**Set problem:** Using the material below, print the line that contains "The picture is", the line that contains "5.6, 4.1, 2.0];", and every line in between, exactly and nothing else.

**Extracted entries:**
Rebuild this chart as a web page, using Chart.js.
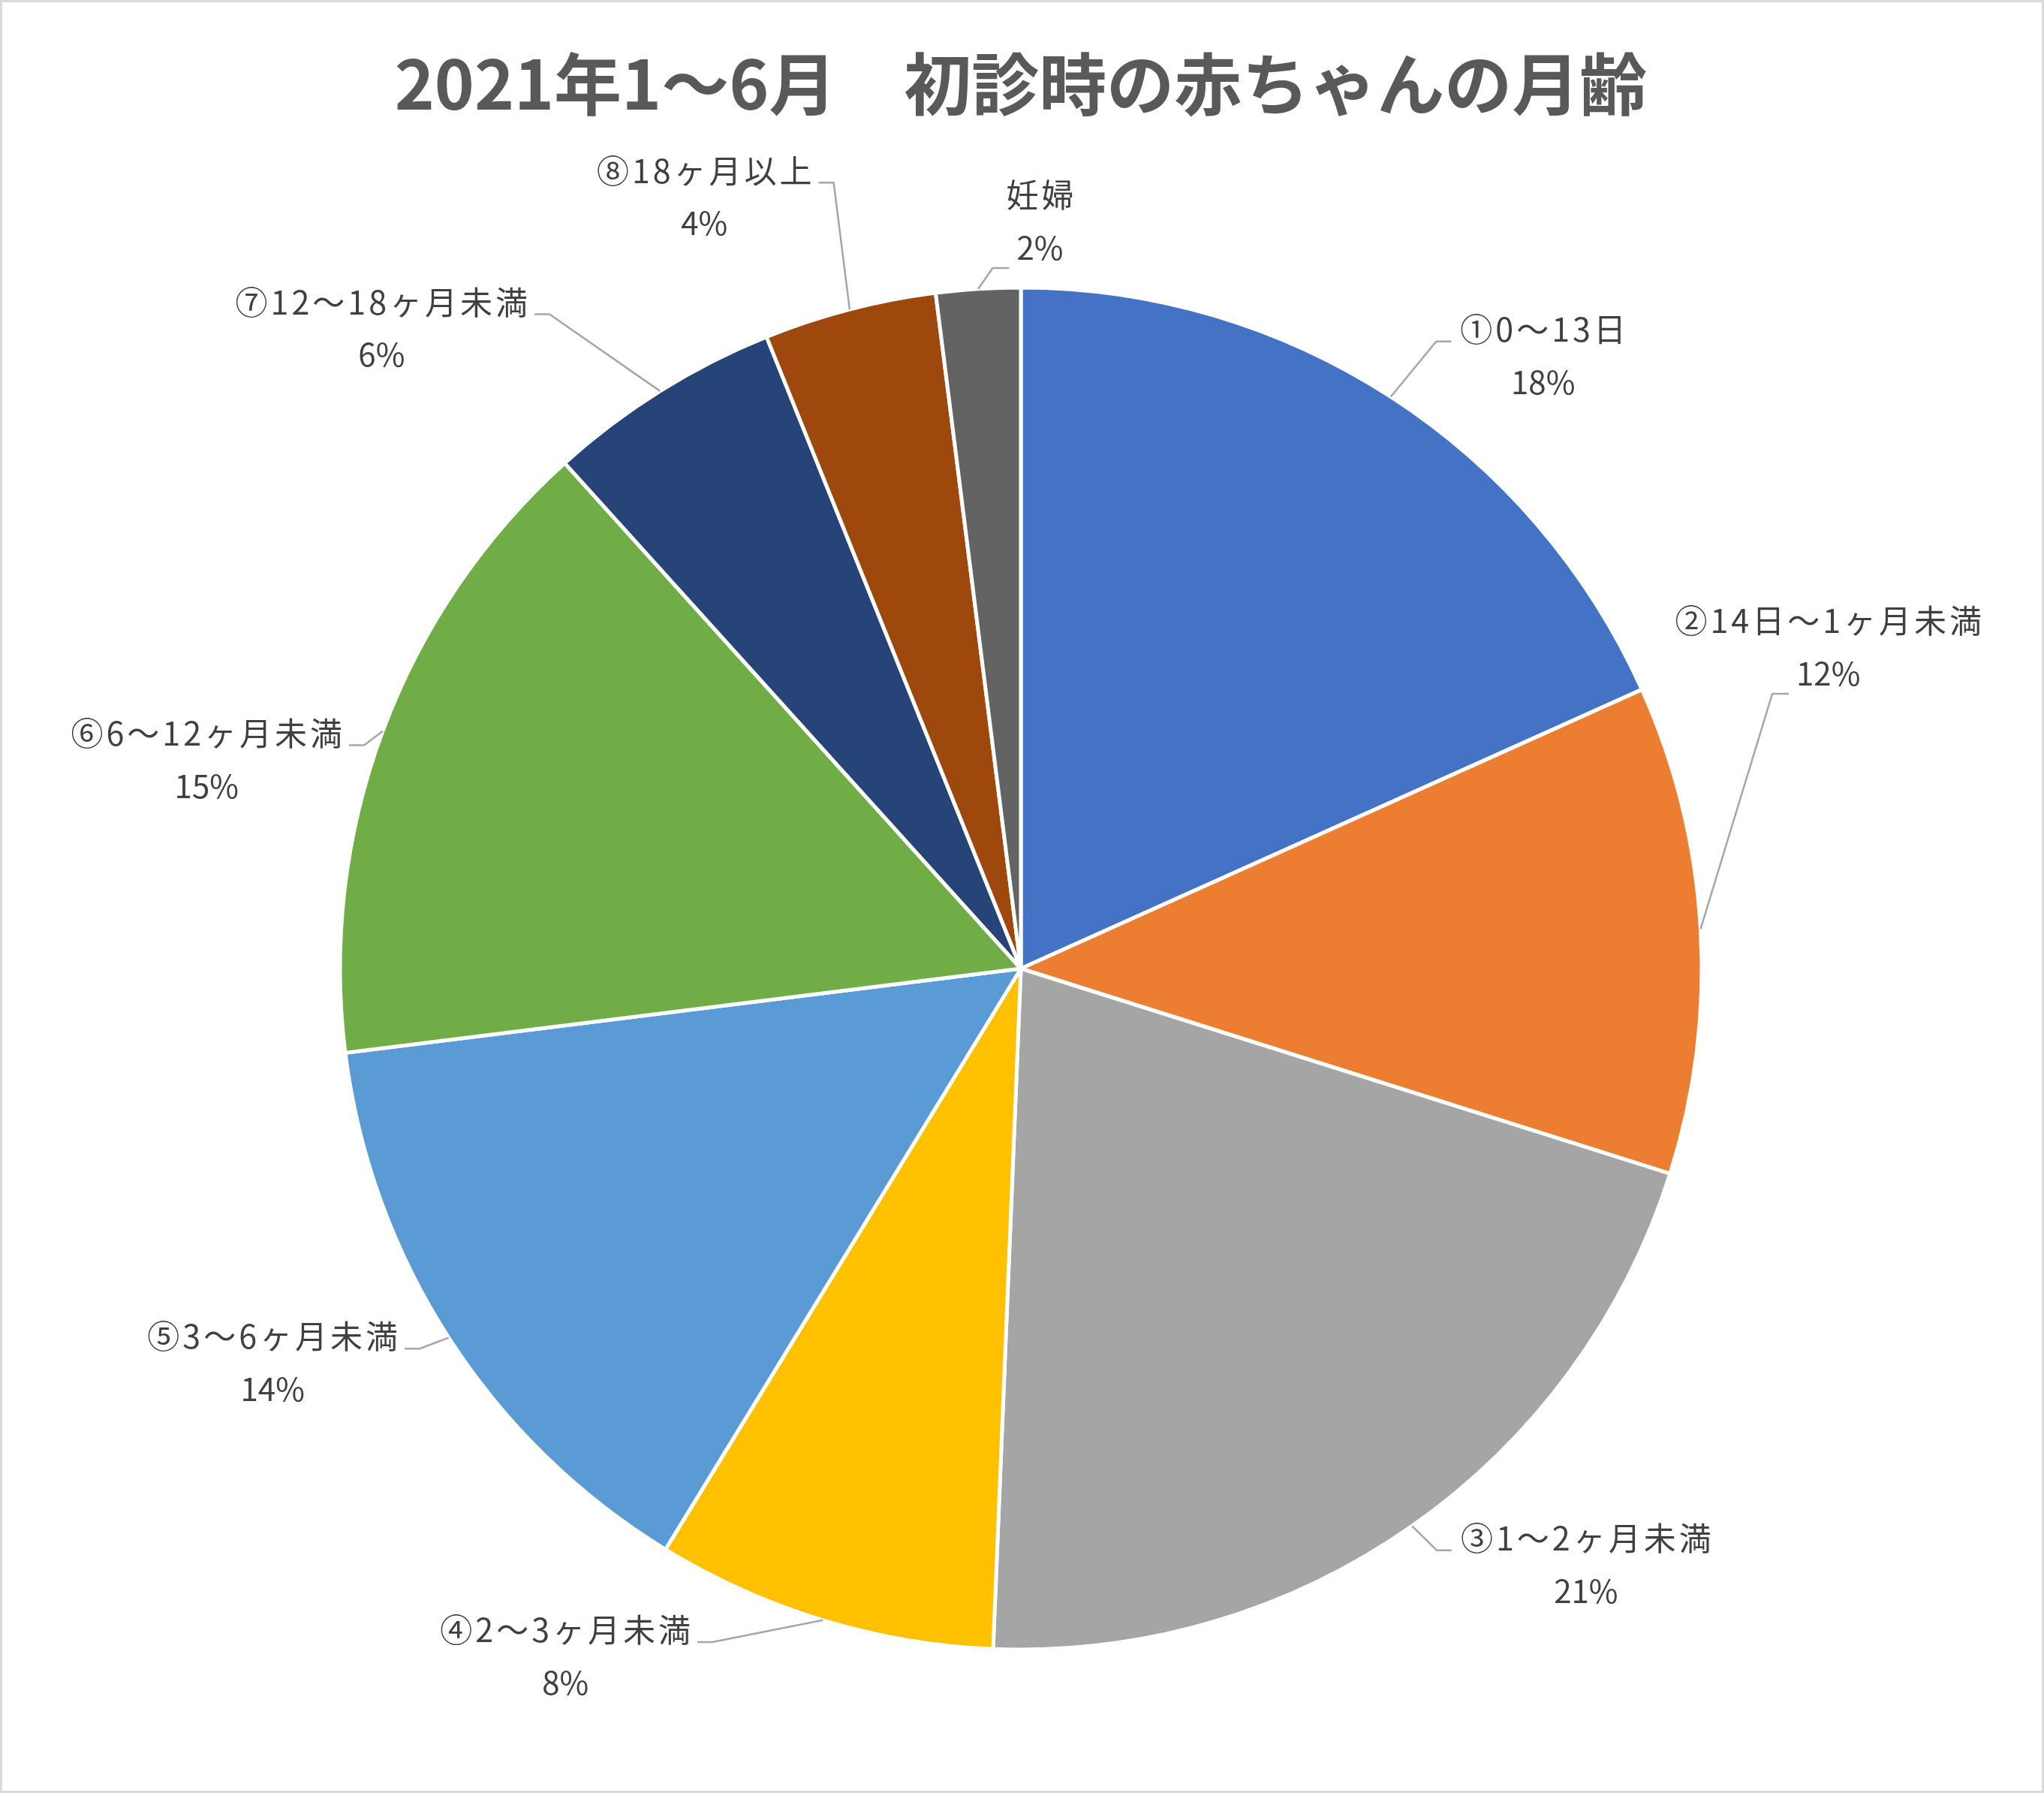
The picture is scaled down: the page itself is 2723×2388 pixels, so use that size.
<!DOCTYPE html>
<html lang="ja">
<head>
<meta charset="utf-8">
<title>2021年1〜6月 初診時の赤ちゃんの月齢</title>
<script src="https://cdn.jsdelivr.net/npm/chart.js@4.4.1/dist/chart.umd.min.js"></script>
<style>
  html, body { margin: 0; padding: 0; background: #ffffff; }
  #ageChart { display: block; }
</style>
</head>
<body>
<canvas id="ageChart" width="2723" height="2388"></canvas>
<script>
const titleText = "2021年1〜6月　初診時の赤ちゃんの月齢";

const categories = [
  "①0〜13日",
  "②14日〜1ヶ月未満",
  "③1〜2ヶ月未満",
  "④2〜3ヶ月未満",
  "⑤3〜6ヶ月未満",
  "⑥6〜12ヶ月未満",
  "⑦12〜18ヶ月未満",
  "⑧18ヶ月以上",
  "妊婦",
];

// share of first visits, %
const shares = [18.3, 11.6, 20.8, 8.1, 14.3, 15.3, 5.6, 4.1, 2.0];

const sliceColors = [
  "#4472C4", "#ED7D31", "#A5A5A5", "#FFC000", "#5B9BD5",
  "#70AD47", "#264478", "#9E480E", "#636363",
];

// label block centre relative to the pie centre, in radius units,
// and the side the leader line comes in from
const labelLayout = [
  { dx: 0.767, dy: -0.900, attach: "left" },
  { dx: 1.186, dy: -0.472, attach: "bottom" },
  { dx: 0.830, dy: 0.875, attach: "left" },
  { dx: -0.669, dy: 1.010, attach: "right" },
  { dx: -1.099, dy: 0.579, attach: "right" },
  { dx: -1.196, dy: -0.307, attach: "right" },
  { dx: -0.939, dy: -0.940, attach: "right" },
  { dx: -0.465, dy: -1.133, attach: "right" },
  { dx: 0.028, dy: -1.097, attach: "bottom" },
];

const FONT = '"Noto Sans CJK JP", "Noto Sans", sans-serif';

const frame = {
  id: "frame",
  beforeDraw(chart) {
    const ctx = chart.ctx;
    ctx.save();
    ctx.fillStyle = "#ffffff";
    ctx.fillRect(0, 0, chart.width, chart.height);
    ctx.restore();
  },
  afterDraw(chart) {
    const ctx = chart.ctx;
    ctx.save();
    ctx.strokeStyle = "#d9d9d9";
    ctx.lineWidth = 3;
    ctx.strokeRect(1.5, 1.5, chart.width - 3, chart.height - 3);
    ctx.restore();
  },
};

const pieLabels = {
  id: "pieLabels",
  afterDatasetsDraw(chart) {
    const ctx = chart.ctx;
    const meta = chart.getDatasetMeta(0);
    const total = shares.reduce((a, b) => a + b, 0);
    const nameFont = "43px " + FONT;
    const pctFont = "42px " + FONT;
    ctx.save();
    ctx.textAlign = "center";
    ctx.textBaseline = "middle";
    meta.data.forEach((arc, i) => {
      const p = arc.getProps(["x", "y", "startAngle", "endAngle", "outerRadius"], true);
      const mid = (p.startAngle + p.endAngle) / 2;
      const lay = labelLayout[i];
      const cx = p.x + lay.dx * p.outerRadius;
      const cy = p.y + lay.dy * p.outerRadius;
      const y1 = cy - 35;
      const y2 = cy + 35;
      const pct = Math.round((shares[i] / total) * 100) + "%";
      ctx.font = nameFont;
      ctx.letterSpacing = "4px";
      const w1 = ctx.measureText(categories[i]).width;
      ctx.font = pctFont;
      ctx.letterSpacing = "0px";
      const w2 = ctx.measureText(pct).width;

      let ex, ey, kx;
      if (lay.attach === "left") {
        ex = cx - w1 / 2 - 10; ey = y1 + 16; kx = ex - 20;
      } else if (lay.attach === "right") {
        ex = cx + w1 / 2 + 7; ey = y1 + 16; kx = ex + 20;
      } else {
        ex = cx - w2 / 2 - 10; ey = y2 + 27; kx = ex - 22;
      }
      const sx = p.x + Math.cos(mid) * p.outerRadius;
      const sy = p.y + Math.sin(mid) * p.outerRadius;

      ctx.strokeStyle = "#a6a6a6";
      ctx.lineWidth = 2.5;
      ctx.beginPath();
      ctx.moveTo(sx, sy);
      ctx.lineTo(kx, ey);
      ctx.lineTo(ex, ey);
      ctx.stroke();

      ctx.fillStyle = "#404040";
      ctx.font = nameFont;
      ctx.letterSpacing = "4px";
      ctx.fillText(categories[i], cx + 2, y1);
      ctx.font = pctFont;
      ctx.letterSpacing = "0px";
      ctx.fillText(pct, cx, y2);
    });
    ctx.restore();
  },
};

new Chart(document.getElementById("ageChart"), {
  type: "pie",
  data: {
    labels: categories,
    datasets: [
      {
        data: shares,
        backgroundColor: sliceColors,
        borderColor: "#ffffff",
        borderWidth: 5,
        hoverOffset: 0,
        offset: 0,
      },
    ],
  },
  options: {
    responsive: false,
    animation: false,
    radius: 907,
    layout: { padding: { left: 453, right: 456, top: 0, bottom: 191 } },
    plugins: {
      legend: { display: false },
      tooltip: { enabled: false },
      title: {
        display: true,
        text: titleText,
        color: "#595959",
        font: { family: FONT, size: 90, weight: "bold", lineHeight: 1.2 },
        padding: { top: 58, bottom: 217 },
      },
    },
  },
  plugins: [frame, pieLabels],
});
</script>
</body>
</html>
---
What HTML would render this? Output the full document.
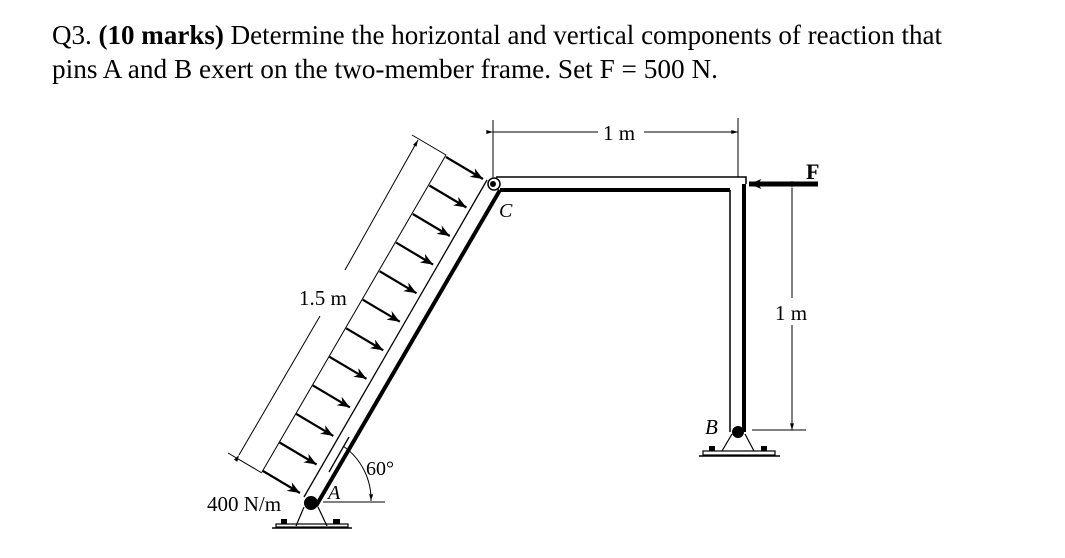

**Answer for the task:**
The picture is scaled down: the page itself is 2723×2388 pixels, so use that size.
<!DOCTYPE html>
<html lang="ja">
<head>
<meta charset="utf-8">
<title>2021年1〜6月 初診時の赤ちゃんの月齢</title>
<script src="https://cdn.jsdelivr.net/npm/chart.js@4.4.1/dist/chart.umd.min.js"></script>
<style>
  html, body { margin: 0; padding: 0; background: #ffffff; }
  #ageChart { display: block; }
</style>
</head>
<body>
<canvas id="ageChart" width="2723" height="2388"></canvas>
<script>
const titleText = "2021年1〜6月　初診時の赤ちゃんの月齢";

const categories = [
  "①0〜13日",
  "②14日〜1ヶ月未満",
  "③1〜2ヶ月未満",
  "④2〜3ヶ月未満",
  "⑤3〜6ヶ月未満",
  "⑥6〜12ヶ月未満",
  "⑦12〜18ヶ月未満",
  "⑧18ヶ月以上",
  "妊婦",
];

// share of first visits, %
const shares = [18.3, 11.6, 20.8, 8.1, 14.3, 15.3, 5.6, 4.1, 2.0];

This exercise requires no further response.